- Task to carry out:
From the entries below, copy every line holding the word "this".

- Exercise materials:
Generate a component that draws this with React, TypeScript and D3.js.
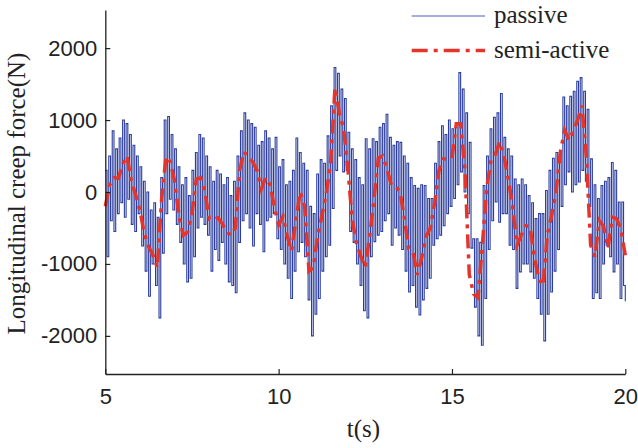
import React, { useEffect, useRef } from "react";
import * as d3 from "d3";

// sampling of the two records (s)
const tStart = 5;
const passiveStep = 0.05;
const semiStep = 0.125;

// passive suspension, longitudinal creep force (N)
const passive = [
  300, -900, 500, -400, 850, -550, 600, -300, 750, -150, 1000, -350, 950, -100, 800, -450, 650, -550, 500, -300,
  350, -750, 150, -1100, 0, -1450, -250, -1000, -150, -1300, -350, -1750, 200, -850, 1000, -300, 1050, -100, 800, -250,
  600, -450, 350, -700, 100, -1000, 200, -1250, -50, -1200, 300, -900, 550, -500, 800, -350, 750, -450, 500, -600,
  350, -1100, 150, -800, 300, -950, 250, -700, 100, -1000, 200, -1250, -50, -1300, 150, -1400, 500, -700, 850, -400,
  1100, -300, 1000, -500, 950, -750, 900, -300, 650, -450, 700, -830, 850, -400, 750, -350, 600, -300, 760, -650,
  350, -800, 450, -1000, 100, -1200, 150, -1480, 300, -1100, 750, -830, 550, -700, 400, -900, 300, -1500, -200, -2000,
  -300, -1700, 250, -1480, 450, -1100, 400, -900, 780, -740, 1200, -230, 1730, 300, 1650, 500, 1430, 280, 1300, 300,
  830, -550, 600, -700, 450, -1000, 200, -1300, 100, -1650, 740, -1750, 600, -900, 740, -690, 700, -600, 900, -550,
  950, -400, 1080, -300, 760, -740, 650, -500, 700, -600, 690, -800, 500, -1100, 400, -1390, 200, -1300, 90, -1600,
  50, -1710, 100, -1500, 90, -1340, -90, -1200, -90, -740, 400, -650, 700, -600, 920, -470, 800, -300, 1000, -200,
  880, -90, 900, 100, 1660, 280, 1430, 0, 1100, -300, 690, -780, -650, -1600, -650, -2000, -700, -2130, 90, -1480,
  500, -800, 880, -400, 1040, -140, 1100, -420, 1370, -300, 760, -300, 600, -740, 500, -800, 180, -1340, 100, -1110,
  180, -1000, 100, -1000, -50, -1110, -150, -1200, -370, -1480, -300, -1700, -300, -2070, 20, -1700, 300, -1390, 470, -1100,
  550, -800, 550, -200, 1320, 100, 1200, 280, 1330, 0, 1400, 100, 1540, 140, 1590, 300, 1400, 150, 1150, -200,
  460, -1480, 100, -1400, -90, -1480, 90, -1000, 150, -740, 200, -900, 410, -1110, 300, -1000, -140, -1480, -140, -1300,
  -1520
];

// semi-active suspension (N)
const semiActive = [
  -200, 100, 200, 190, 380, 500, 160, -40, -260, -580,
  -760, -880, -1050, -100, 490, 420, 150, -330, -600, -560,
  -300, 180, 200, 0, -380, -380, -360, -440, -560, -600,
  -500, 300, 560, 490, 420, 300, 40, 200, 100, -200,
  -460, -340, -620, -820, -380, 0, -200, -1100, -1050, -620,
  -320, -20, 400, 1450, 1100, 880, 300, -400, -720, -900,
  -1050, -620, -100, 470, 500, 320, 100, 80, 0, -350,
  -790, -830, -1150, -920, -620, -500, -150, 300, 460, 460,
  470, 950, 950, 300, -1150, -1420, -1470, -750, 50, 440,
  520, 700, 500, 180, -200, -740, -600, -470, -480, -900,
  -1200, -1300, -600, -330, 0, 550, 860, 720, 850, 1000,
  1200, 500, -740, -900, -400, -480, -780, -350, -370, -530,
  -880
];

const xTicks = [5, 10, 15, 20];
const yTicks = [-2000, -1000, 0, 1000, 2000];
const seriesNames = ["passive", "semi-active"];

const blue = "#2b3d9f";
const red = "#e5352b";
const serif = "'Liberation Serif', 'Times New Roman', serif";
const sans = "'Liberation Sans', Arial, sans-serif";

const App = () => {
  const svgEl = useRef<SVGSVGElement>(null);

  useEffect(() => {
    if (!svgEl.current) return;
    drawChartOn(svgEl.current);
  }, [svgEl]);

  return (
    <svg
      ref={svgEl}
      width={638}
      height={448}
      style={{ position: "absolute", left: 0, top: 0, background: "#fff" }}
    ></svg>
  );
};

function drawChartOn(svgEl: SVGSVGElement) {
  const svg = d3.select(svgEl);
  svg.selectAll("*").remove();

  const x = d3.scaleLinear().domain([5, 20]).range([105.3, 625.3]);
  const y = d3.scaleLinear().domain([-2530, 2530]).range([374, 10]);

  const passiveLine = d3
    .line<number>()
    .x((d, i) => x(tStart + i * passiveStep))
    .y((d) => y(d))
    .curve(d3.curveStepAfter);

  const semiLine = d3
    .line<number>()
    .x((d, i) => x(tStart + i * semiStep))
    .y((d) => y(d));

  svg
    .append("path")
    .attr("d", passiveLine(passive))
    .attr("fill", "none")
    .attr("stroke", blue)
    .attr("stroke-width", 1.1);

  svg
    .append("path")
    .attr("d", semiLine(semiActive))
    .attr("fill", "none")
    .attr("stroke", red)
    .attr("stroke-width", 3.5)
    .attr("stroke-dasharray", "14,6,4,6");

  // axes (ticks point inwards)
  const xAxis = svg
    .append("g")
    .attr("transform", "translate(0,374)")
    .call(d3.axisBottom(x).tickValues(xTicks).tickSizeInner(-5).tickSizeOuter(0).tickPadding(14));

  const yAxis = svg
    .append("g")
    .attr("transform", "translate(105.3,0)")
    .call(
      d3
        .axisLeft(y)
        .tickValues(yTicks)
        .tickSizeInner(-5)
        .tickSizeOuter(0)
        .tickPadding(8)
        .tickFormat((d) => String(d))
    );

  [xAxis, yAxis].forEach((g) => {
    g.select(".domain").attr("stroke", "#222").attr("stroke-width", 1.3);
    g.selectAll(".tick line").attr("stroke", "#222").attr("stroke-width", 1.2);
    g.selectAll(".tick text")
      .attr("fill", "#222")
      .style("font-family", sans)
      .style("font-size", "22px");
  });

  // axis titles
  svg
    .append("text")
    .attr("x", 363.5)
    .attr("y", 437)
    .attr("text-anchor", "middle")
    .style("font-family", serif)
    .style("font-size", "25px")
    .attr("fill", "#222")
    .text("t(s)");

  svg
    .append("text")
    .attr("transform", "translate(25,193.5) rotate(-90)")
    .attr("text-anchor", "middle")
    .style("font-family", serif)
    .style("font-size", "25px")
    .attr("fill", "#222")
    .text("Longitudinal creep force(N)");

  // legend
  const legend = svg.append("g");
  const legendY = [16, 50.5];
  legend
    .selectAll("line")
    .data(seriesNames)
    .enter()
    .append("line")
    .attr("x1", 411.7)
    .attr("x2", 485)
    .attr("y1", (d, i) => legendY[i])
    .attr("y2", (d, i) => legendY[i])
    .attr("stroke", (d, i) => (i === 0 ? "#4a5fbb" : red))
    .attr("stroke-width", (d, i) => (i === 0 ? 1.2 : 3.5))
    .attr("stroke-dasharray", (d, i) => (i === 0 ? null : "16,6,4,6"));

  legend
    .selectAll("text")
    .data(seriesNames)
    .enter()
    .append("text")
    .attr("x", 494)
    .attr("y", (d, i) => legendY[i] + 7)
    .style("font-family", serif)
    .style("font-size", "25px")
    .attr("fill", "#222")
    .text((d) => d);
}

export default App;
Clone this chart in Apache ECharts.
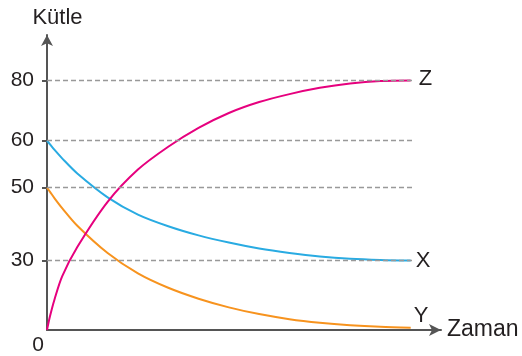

- Complete answer:
Generate a component that draws this with React, TypeScript and D3.js.
Clone this chart in Apache ECharts.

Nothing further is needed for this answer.